As I said, we stand on the shoulders of giants. Bean and Treloar and others gave us a marvellous collection from which to tell the story . . .

Twenty-five thousand relics -- everything from the barrel of the Amiens gun to the moustache trainers that German officers put on at bedtime so that they might better resemble Kaiser Bill.

There’s the art of Septimus Power, who brought a rare and sad beauty to the artillery horse.

There’s the moody photography of Phillip Schuler and Frank Hurley . . .

And those spine-chilling dioramas of Lone Pine and Mont St Quentin.

Add to these the thousands of diaries and letters, those rustling pieces of paper that creep into your head and heart when you hold them in your hand.
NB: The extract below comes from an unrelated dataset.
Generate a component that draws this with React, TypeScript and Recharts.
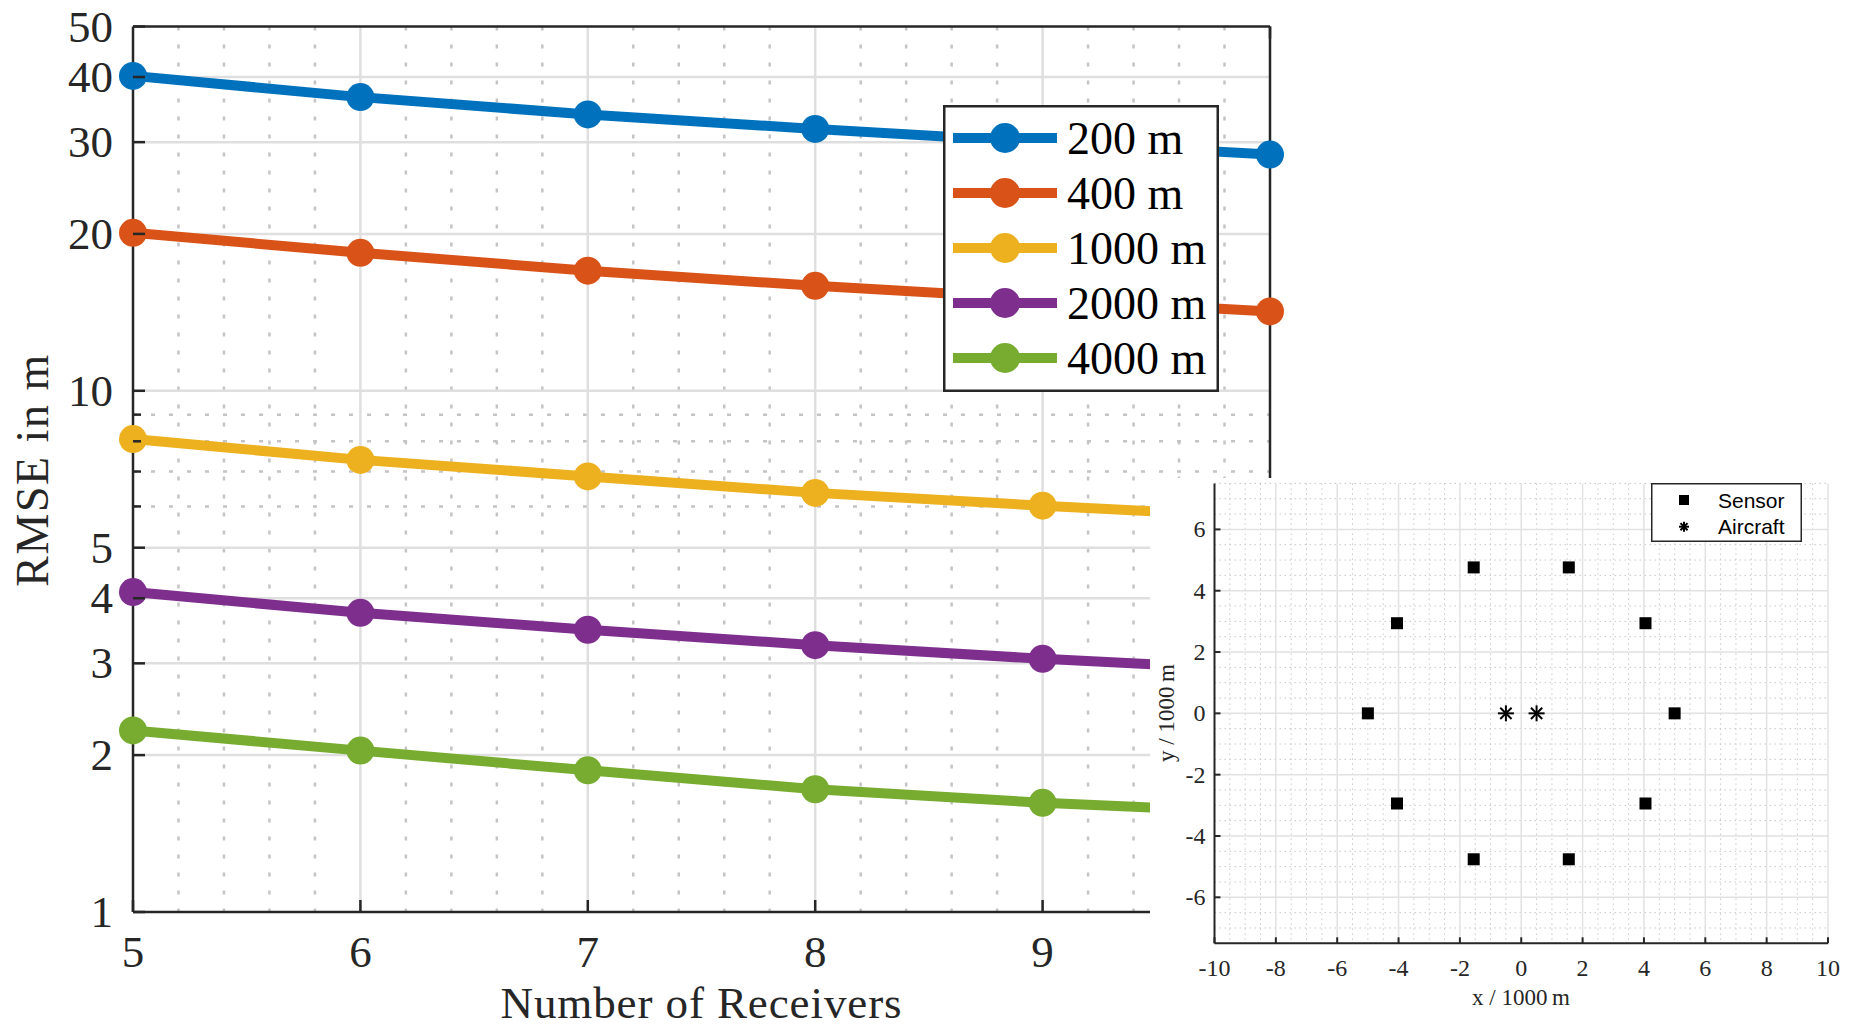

Steve Gower, one of the Memorial’s latter-day giants, once said that you can’t have a great museum without a great collection.

This is a great collection, not just by our standards but by world standards. And now, in its renewal, it’s even better.

These galleries are the War Memorial’s main contribution to the centenary of Anzac. There had been no significant changes to them since the nineteen-seventies. There had been no change to the concept since the opening in 1941.

What we now have are galleries that run chronologically: from Gallipoli to Fromelles to Pozieres – all the way to the Hindenburg Line. What we now have are new galleries that touch on matters either side of the fighting – why Australia went to war in 1914, and the legacy of pain and loss after 1918.

The Great War galleries now unfold as a seamless narrative -- story after story . . .

Stories that tell us where we came from . . .

Stories that give us reference points as a nation . . .

Stories that tell not so much of heroes as of great-hearted men who kept going back and back . . .

And stories that remind us of something that tends to be overlooked and shouldn’t be – that in 1918 those great-hearted men won victories that remain unrivalled in our military history.

And while the galleries are new, they remain faithful to the ideals of Charles Bean, one of which was that this place should not glorify war -- and it doesn’t. It is as well to remember at times like this that to commemorate means to preserve in the memory. It has nothing to do with celebration, nothing to do with triumphalism.

Another of Bean’s hopes was that this place, like his official histories, should first of all remember the ordinary soldiers, that extraordinary body of volunteers who became the 1st AIF, men who saw the war as a duty, not as a career path in the military. Hence there are no Napoleonic overtones.

Peggy Noonan became famous as the speechwriter for President Reagan. The second-most famous speech she wrote for him was for an anniversary of the Normandy landings.

When she was drafting the speech White House staffers kept coming up to her saying: ‘It’s got to be like the Gettysburg address – it’s got to make people weep.’

She tired of people telling her this and eventually rounded on one of them and said: ‘The Gettysburg address doesn’t tell you to weep – it tells you to think.’

That, I believe, is the wonderful thing about these new galleries, their overarching virtue – they make you think.